Now as I made this the first time, I got the beans and brats and chicken bits going good, but I knew it wouldn't have any flavor. The liver gave it a subliminal undertone, but the main broth still tasted like bean juice and sausage grease. The damn brats Ma gave me were those freaky "natural casing" kind from Meijer that turn gray when they're cooked, not the premium Johnsonville or Eckrich ones that grill up nice and brown. I only mention this because the broth turned gray to match the freaky brats, so it started to look like dishwater.


This is where I got creative, or disgusting, depending on how you like the results. I had a pot of coffee on, because we couldn't afford my Dr. Pepper habit for awhile after buying this computer. The basic boring sauces in the fridge and cupboards had not produced anything interesting the last few times I tried them. So I poured two cups of coffee in the cauldron, along with the last of the salsa, the most interesting and versatile of those basic sauces. The effect was perfect. The coffee gave a darker taste to that porky bratwurst flavor; the salsa made it a little tangy but not overpowering, and also made the color more pleasing, almost like something you'd want to eat. Bright red and green floaters now challenged the plain earth-tones3.

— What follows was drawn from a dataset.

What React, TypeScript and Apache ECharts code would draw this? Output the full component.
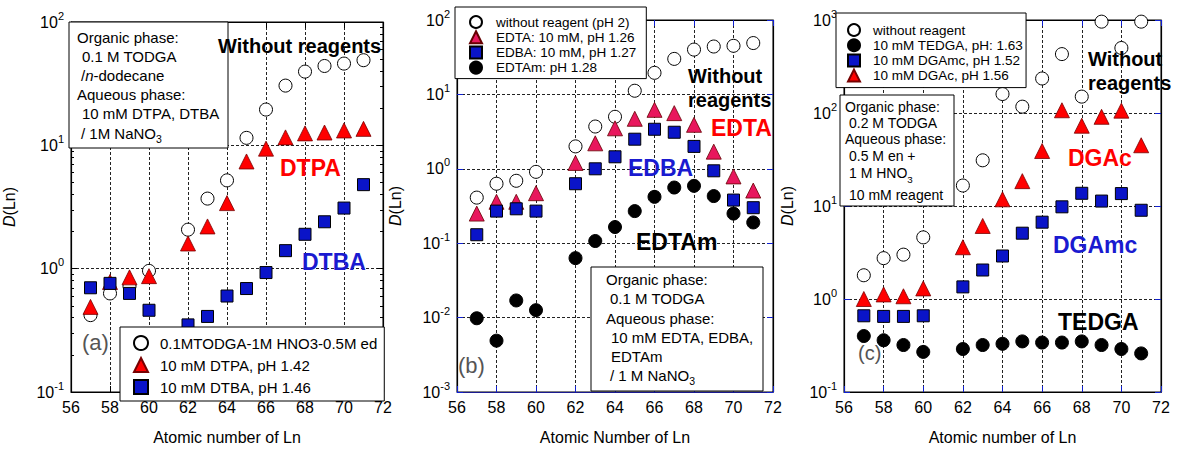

The coffee flavor will evaporate if you boil it for two hours, so wait 'til the last half hour to add that. You can slip some garlic in at this point, if it pleases the court.


We come now to the question of pasta. My nuclear family4 always had this weird antipathy toward soups with thin broth. If there's any clear broth running around with the chunks, you have to dump in some crackers, or preferably dry it up long before that by adding enough rice or noodles or something to soak up that dribble, get you a nice gravy consistency to the whole mess before you serve it.


You don't really have to add pasta or rice in the last ten to fifteen minutes (or until pasta reaches desired firmness). If you like runny, watery soup, you can do what you want and I can't stop you. I can't stop people from voting Republican either. Your soup is just another case of wet noodles beyond my control.


In the end, there are too many variables for me to tell you when it's done, or how many it will serve, or how to garnish it. (Of course, sprigs of kale or collard greens couldn't hurt.) Serve in bowls, even if it's dense enough to stand up on a plate.




smiley - smiley - smiley - smiley - smiley - smiley -

DISCLAIMER: BY FOLLOWING THIS RECIPE TO CREATE "MA'S HAND-ME-DOWN BRATWURST SOUP" (HEREAFTER REFERRED TO AS "FOOD"), YOU AGREE NOT TO HOLD MY MA LIABLE FOR THE OUTCOME OF THIS RECIPE, NOR FOR ANY INTESTINAL DIFFICULTIES CAUSED BY READING THIS RECIPE. SHE HAD NOTHING TO DO WITH POURING COFFEE NOR SALSA INTO A "SOUP," NOR THE SILLY IDEA OF USING BRATS IN SOUP. THE EXCELLENT SOUP SHE MAKES AT HOME IS OF MEDIUM CONSISTENCY, RARELY SO THICK THAT IT CAN BE EATEN WITH ONE CHOPSTICK. PLEASE REFRAIN FROM MAKING ANY JOKES ABOUT HER BEING A TRUCK-DRIVER, BECAUSE SHE IS, AND SHE COULD PROBABLY KICK YOUR MA'S BUTT, OR YOUR PA'S, AND MOST ESPECIALLY YOURS. HER NAME WAS USED IN THE TITLE OF THIS "FOOD" RECIPE ONLY BECAUSE SHE SUPPLIED THE BRATS TO HER BRAT, AND BECAUSE IT SOUNDS MORE DOWN-HOMEY WITH "MA" IN THE TITLE, ALMOST LIKE SOMETHING YOU'D BE WILLING TO EAT.






For more bitter recipes, please see the Art of Laze Cookbook, which you can find if you hunt around for the link on awkwardly.org.
1Age 27 at time of writing, 25 March 2000. Note that there are laws in most of the United States ensuring that children who have recently ceased being "dependents" on their parents' tax forms must be allowed to do laundry at their parents' house(s), and cannot legally be blocked from doing laundry there until age 29. The "Why Don't You Visit Your Mother More Often, At Least You Could Do Some Laundry There Ya Schmuck" Bill would have made it a federal law, but was narrowly defeated by Senate Republicans late in 1997.2As a bonus for those of you who are still reading, I present the final awful detail of this true story. The day I created this soup and wrote this recipe was March 25, 2000. After I started writing this, I dug through the kitchen garbage to find the packaging from those brats. I thought they might have some special wording to indicate why they don't look pretty like Johnsonville Brand brats. The label from the brats said "SELL BY NOV. 9, 1999."3I hope the sickening imagery throughout this recipe won't turn you off to cooking it or tasting it. But you have to admit, I can write the hind leg off a horse.4Nuclear family is right: my Pa worked on and off over the years in Cook Nuclear Power Plant in Benton Harbor, Michigan, and at one or both of the Fermi nuke plants. I am Radioactive Rob, spawn of Atomic Tom.